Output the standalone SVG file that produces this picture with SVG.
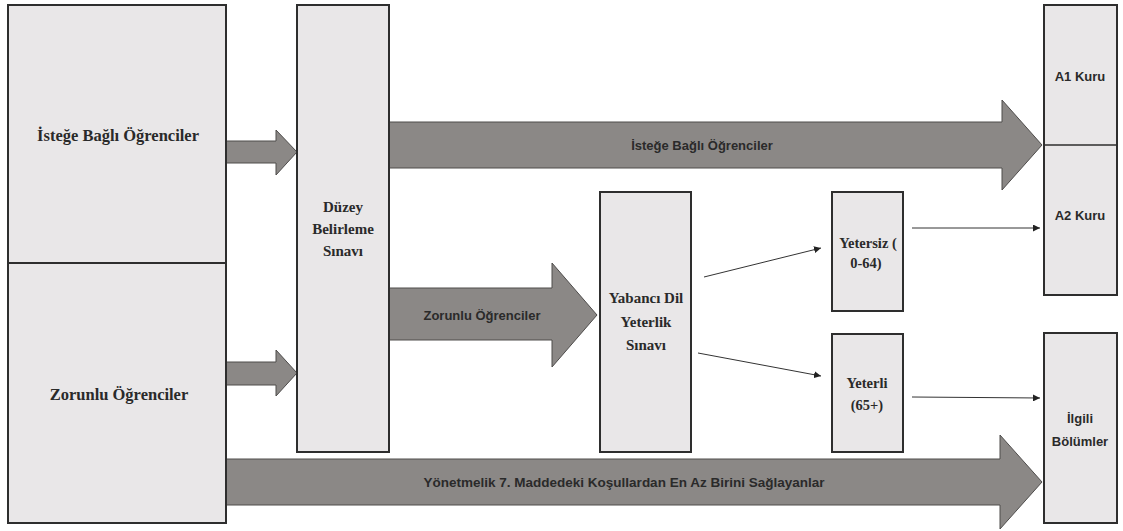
<svg xmlns="http://www.w3.org/2000/svg" width="1123" height="531" viewBox="0 0 1123 531">
  <defs>
    <marker id="tip" viewBox="0 0 10 10" refX="10" refY="5" markerWidth="7" markerHeight="7" markerUnits="userSpaceOnUse" orient="auto">
      <path d="M0,0 L10,5 L0,10 z" fill="#222"/>
    </marker>
    <style>
      .box { fill: #e9e7e8; stroke: #2e2e2e; stroke-width: 2; }
      .block { fill: #8b8886; stroke: #4e4c4b; stroke-width: 1; }
      .serif { font-family: "Liberation Serif", "DejaVu Serif", serif; font-weight: bold; fill: #2a2a2a; text-anchor: middle; }
      .sans { font-family: "Liberation Sans", "DejaVu Sans", sans-serif; font-weight: bold; fill: #2a2a2a; text-anchor: middle; }
      .thin { stroke: #333; stroke-width: 1; fill: none; marker-end: url(#tip); }
    </style>
  </defs>

  <rect width="1123" height="531" fill="#ffffff"/>

  <!-- block arrows and thin connectors -->
  <g id="connectors">
    <!-- left boxes into placement exam -->
    <path class="block" d="M226,141 H276 V130 L297,152 L276,175 V163 H226 z"/>
    <path class="block" d="M226,362 H276 V350 L297,373 L276,396 V385 H226 z"/>
    <!-- elective students to A1 -->
    <path class="block" d="M389,122 H1002 V100 L1042,145 L1002,190 V168 H389 z"/>
    <text class="sans" x="702" y="150" font-size="13">İsteğe Bağlı Öğrenciler</text>
    <!-- compulsory students to proficiency exam -->
    <path class="block" d="M389,288 H552 V263 L597,315 L552,367 V340 H389 z"/>
    <text class="sans" x="482" y="320" font-size="13">Zorunlu Öğrenciler</text>
    <!-- exempt students to departments -->
    <path class="block" d="M226,459 H1000 V435 L1042,482 L1000,529 V505 H226 z"/>
    <text class="sans" x="624" y="487" font-size="13.5">Yönetmelik 7. Maddedeki Koşullardan En Az Birini Sağlayanlar</text>
    <!-- exam outcomes -->
    <line class="thin" x1="704" y1="277" x2="821" y2="248"/>
    <line class="thin" x1="698" y1="353" x2="821" y2="376"/>
    <line class="thin" x1="912" y1="228" x2="1040" y2="228"/>
    <line class="thin" x1="912" y1="397" x2="1040" y2="398"/>
  </g>

  <g id="students">
    <rect class="box" x="8" y="5" width="218" height="518"/>
    <line x1="8" y1="263" x2="226" y2="263" stroke="#2e2e2e" stroke-width="2"/>
    <text class="serif" x="118" y="141" font-size="16.5">İsteğe Bağlı Öğrenciler</text>
    <text class="serif" x="119" y="400" font-size="16.5">Zorunlu Öğrenciler</text>
  </g>

  <g id="placement-exam">
    <rect class="box" x="297" y="5" width="92" height="447"/>
    <text class="serif" x="343" y="212" font-size="15">Düzey</text>
    <text class="serif" x="343" y="234" font-size="15">Belirleme</text>
    <text class="serif" x="343" y="256" font-size="15">Sınavı</text>
  </g>

  <g id="proficiency-exam">
    <rect class="box" x="600" y="192" width="91" height="260"/>
    <text class="serif" x="646" y="303" font-size="15">Yabancı Dil</text>
    <text class="serif" x="646" y="327" font-size="15">Yeterlik</text>
    <text class="serif" x="646" y="350" font-size="15">Sınavı</text>
  </g>

  <g id="insufficient">
    <rect class="box" x="832" y="192" width="71" height="119"/>
    <text class="serif" x="868" y="248" font-size="14.5">Yetersiz (</text>
    <text class="serif" x="866" y="268" font-size="14.5">0-64)</text>
  </g>

  <g id="sufficient">
    <rect class="box" x="832" y="334" width="71" height="118"/>
    <text class="serif" x="867" y="388" font-size="14.5">Yeterli</text>
    <text class="serif" x="867" y="410" font-size="14.5">(65+)</text>
  </g>

  <g id="courses">
    <rect class="box" x="1044" y="5" width="73" height="290"/>
    <line x1="1044" y1="145" x2="1117" y2="145" stroke="#2e2e2e" stroke-width="1.5"/>
    <text class="sans" x="1080" y="81" font-size="13">A1 Kuru</text>
    <text class="sans" x="1080" y="220" font-size="13">A2 Kuru</text>
  </g>

  <g id="departments">
    <rect class="box" x="1044" y="333" width="73" height="190"/>
    <text class="sans" x="1080" y="423" font-size="13">İlgili</text>
    <text class="sans" x="1080" y="446" font-size="13">Bölümler</text>
  </g>
</svg>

Task instructions — Repeat the material above in full and unchanged, minus its images.

Problem solution —
Output the standalone SVG file that produces this picture with SVG.
<svg xmlns="http://www.w3.org/2000/svg" width="1123" height="531" viewBox="0 0 1123 531">
  <defs>
    <marker id="tip" viewBox="0 0 10 10" refX="10" refY="5" markerWidth="7" markerHeight="7" markerUnits="userSpaceOnUse" orient="auto">
      <path d="M0,0 L10,5 L0,10 z" fill="#222"/>
    </marker>
    <style>
      .box { fill: #e9e7e8; stroke: #2e2e2e; stroke-width: 2; }
      .block { fill: #8b8886; stroke: #4e4c4b; stroke-width: 1; }
      .serif { font-family: "Liberation Serif", "DejaVu Serif", serif; font-weight: bold; fill: #2a2a2a; text-anchor: middle; }
      .sans { font-family: "Liberation Sans", "DejaVu Sans", sans-serif; font-weight: bold; fill: #2a2a2a; text-anchor: middle; }
      .thin { stroke: #333; stroke-width: 1; fill: none; marker-end: url(#tip); }
    </style>
  </defs>

  <rect width="1123" height="531" fill="#ffffff"/>

  <!-- block arrows and thin connectors -->
  <g id="connectors">
    <!-- left boxes into placement exam -->
    <path class="block" d="M226,141 H276 V130 L297,152 L276,175 V163 H226 z"/>
    <path class="block" d="M226,362 H276 V350 L297,373 L276,396 V385 H226 z"/>
    <!-- elective students to A1 -->
    <path class="block" d="M389,122 H1002 V100 L1042,145 L1002,190 V168 H389 z"/>
    <text class="sans" x="702" y="150" font-size="13">İsteğe Bağlı Öğrenciler</text>
    <!-- compulsory students to proficiency exam -->
    <path class="block" d="M389,288 H552 V263 L597,315 L552,367 V340 H389 z"/>
    <text class="sans" x="482" y="320" font-size="13">Zorunlu Öğrenciler</text>
    <!-- exempt students to departments -->
    <path class="block" d="M226,459 H1000 V435 L1042,482 L1000,529 V505 H226 z"/>
    <text class="sans" x="624" y="487" font-size="13.5">Yönetmelik 7. Maddedeki Koşullardan En Az Birini Sağlayanlar</text>
    <!-- exam outcomes -->
    <line class="thin" x1="704" y1="277" x2="821" y2="248"/>
    <line class="thin" x1="698" y1="353" x2="821" y2="376"/>
    <line class="thin" x1="912" y1="228" x2="1040" y2="228"/>
    <line class="thin" x1="912" y1="397" x2="1040" y2="398"/>
  </g>

  <g id="students">
    <rect class="box" x="8" y="5" width="218" height="518"/>
    <line x1="8" y1="263" x2="226" y2="263" stroke="#2e2e2e" stroke-width="2"/>
    <text class="serif" x="118" y="141" font-size="16.5">İsteğe Bağlı Öğrenciler</text>
    <text class="serif" x="119" y="400" font-size="16.5">Zorunlu Öğrenciler</text>
  </g>

  <g id="placement-exam">
    <rect class="box" x="297" y="5" width="92" height="447"/>
    <text class="serif" x="343" y="212" font-size="15">Düzey</text>
    <text class="serif" x="343" y="234" font-size="15">Belirleme</text>
    <text class="serif" x="343" y="256" font-size="15">Sınavı</text>
  </g>

  <g id="proficiency-exam">
    <rect class="box" x="600" y="192" width="91" height="260"/>
    <text class="serif" x="646" y="303" font-size="15">Yabancı Dil</text>
    <text class="serif" x="646" y="327" font-size="15">Yeterlik</text>
    <text class="serif" x="646" y="350" font-size="15">Sınavı</text>
  </g>

  <g id="insufficient">
    <rect class="box" x="832" y="192" width="71" height="119"/>
    <text class="serif" x="868" y="248" font-size="14.5">Yetersiz (</text>
    <text class="serif" x="866" y="268" font-size="14.5">0-64)</text>
  </g>

  <g id="sufficient">
    <rect class="box" x="832" y="334" width="71" height="118"/>
    <text class="serif" x="867" y="388" font-size="14.5">Yeterli</text>
    <text class="serif" x="867" y="410" font-size="14.5">(65+)</text>
  </g>

  <g id="courses">
    <rect class="box" x="1044" y="5" width="73" height="290"/>
    <line x1="1044" y1="145" x2="1117" y2="145" stroke="#2e2e2e" stroke-width="1.5"/>
    <text class="sans" x="1080" y="81" font-size="13">A1 Kuru</text>
    <text class="sans" x="1080" y="220" font-size="13">A2 Kuru</text>
  </g>

  <g id="departments">
    <rect class="box" x="1044" y="333" width="73" height="190"/>
    <text class="sans" x="1080" y="423" font-size="13">İlgili</text>
    <text class="sans" x="1080" y="446" font-size="13">Bölümler</text>
  </g>
</svg>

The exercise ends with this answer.